O analista Anto Veldre, do Ministério de Economia e Comunicação, por outro lado, tem suas ressalvas. Torce o nariz quando perguntado sobre adaptar o modelo ao Brasil.

"É extremamente difícil dar início a um projeto assim, e, às vezes, é preciso redesenhar todo o sistema", diz. "Há uma fase inevitável, com problemas e bugs."

Existe também um esforço alto para a manutenção, que exige revisão e substituição periódica da tecnologia. "É um trabalho duro", diz.

O Brasil ainda não importa a tecnologia, mas ao menos um servidor público esteve no país para estudar as práticas.

João Augusto Sigora, do Ministério do Desenvolvimento Social, passou por treinamento na e-Governance Academy nas últimas semanas. Ele tem interesse em aplicar a experiência quando voltar ao Brasil, neste mês.

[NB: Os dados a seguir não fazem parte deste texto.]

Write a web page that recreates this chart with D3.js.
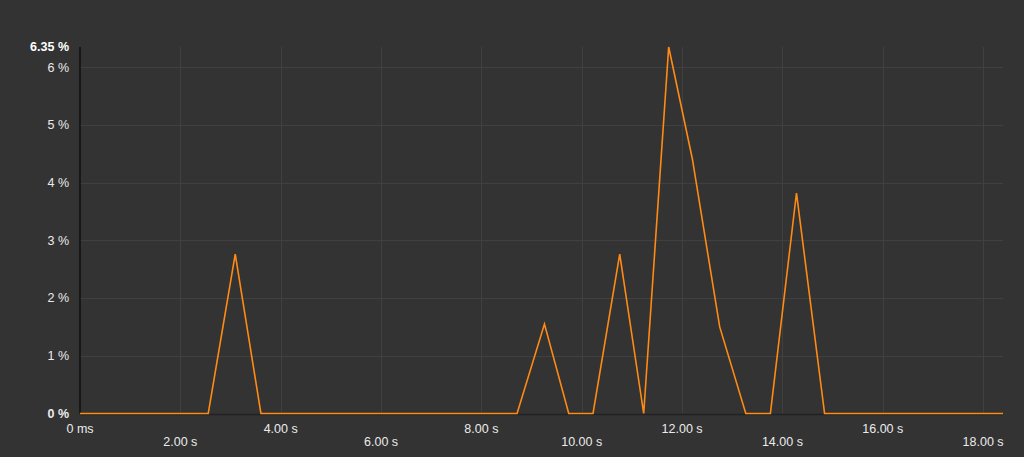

"A governança digital dá ao Estado a possibilidade de se reconectar ao cidadão e responder melhor a suas necessidades", diz.

"O cidadão se pergunta por que sempre que interage com o Estado é sempre tão difícil. Por que fica na fila, apresenta o mesmo documento cinco vezes, em vez de ser como o Uber, apertando um botão."

Entre os desafios brasileiros à implementação de um modelo como o estoniano, Sigora não acha que o empecilho maior seja a tecnologia. "É a vontade política para mudar uma lógica fragmentada de implementação das políticas públicas", diz.

Índia escaneou 2,2 bilhões de olhos no país

São 1,1 bilhão de indianos cadastrados, 11 bilhões de digitais e 2,2 bilhões de olhos escaneados. Os números do Aadhaar, o maior programa de identificação biométrica do mundo, impressionam tanto quanto as possibilidades que uma identidade biométrica universal oferece.

Recebimento de programas sociais, cadastro quase automático em empresas e serviços e pagamentos sem uso de cartão ou dinheiro são apenas algumas das possibilidades da integração do programa com outras bases de dados privadas ou públicas.

Lançado em 2009 pelo partido de oposição ao atual primeiro-ministro, Narendra Modi, a implementação do Aadhaar foi ampliada e intensificada durante o seu governo. O programa já foi elogiado pelo economista-chefe do Banco Mundial como o sistema de identificação "mais sofisticado" que já conheceu.

Na época, o governo convidou o fundador de uma das maiores multinacionais indianas, a Infosys, Nandan Nilekani, para liderar a empreitada. A ideia era que setores público e privado unissem esforços para trazer eficiência e desburocratizar. Seu objetivo inicial era garantir que benefícios sociais como a entrega de grãos atingissem os beneficiados sem intermediários, fraudes e vazamentos –que se tornaram comuns no país.

Para Shankkar Aiyar, professor convidado no Instituto IDFC e autor de um livro sobre o Aadhaar, um instrumento para comprovar a identidade é crítico para o sucesso da redução da pobreza e de programas sociais. "Por décadas, o governo indiano tentou direcionar o gasto social com diferentes tipos de cartões que se mostraram ineficientes devido ao uso de falsificações e duplicatas", diz.

O programa está sendo implementado com a ajuda de empresas que recolhem os dados de cada cidadão e enviam para a Autoridade Indiana de Identificação Única (Uidai, na sigla em inglês). Elas são remuneradas por cada cadastro realizado. Até agora, o Aadhaar custou 90 bilhões de rúpias (U$ 1,4 bilhão) aos cofres públicos.

Radha Kizhanattam, diretora do Fundo de Venture Capital Unitus, afirma que uma identidade unificada resulta em inúmeras oportunidades para empresas e empreendedores. "Uma start-up está trabalhando no aluguel de bicicletas por meio da verificação biométrica. Outra empresa começou a usar o Aadhaar para acelerar e intensificar a aprovação de empréstimos em bancos", exemplifica.

O governo afirma que 364 milhões de rúpias (U$ 5,7 milhões) foram economizados ao estancar fraudes em programas sociais. Mas ONGs e oposição dizem que esta economia foi realizada às custas de pessoas que teriam direito aos benefícios, mas foram excluídos por falhas no sistema e problemas burocráticos.

Sumit Mishra, professor de economia no Instituto para Gerenciamento de Finanças e Pesquisa, avalia que a implementação do programa mudou objetivos iniciais.

"A identificação deveria ser voluntária, agora é obrigatória até para que crianças almocem gratuitamente nas escolas públicas. O processo de cadastramento deveria ser simples, mas agora requer uma série de outros documentos", diz Mishra.

Para ele, tal concentração de informação em uma só plataforma deixa cidadãos e governo vulneráveis a ataque de hackers e vazamentos.

Teoricamente, o cadastramento do Aadhaar não é obrigatório. Mas seu uso crescente em inúmeros serviços públicos e privados, na prática, obrigou a grande maioria dos indianos a se cadastrar. Além de programas sociais, a identificação é exigida para abrir conta em banco, declarar impostos e, em breve, obter a carteira de motorista.